Wednesday, March 12, 2014

It's hard work losing money

In February 2013 Warren Buffett bought the struggling Heinz Company. The company was bleeding cash and Mr. Buffett swept in like a rescuing angel. Or so he made himself appear.

Now, a year later, and Heinz is still awash in red ink. The company lost almost $72 million in 2013. The losses continue.

The company has closed down three plants (two in the US) and laid off some 3,400 workers in an effort to regain profitability.

William Johnson, who was the CEO until the end of 2013, took home over $110 million in compensation for running the company into the ground (hmmm, it seems cutting his pay may have stanched the bleeding). The current boss, Bernardo Hees has been paid over $9 million since coming aboard last June.

This is the world of 21st century capitalism. Run a company into the ground and take a little off the top for the trouble. Isn't this an economic system that is supposed to reward success and punish failure? Isn't this an economic system that is supposed to provide incentives to make a profit?

The reality is our economic system acts as a vacuum that takes money from the pockets of those who produce the goods and puts it in the pockets of those who live off the labor of others. Companies pay outrageous salaries to CEO's who sit and fiddle while the company goes under. The high pay of executives is rationalized by claiming the company must pay through the nose to keep up with the Joneses.

Of course it helps that CEO's sit on other corporate boards - and often serve on the compensation committee - voting increased pay and benefits to their fellow CEO's.

And while Wall Street and media focus on share prices and quarterly numbers, very few folks pay attention to what's happening at the bottom. You will never hear experts and pundits in the corporate media placing the blame for the slumping global economy on the crisis of overproduction. That would require some basic questioning of the system.

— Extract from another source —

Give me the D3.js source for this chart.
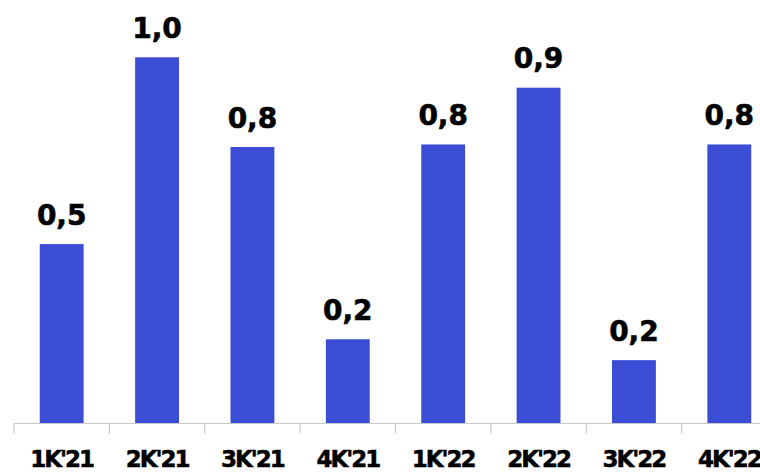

While those at the top of the corporate ladder gorge themselves on the labor of others, those who actually do the work find themselves in a more precarious position every day. Just what do you think is going to happen when the masses of workers can no longer afford the products their labor produces?

2 comments:

Lee said...

I hear that brother.

The company ran red of almost 80 million and they paid the CEO 110 million. his personal salary is what put the company in the red. He could have taken a simple $70,000.00 (like us normal people) as his salary and the company could have had more than 20 million in profit.

Anonymous said...

Hell, even if he had cut his salary to a paltry 25 million, it would have put the company in the black.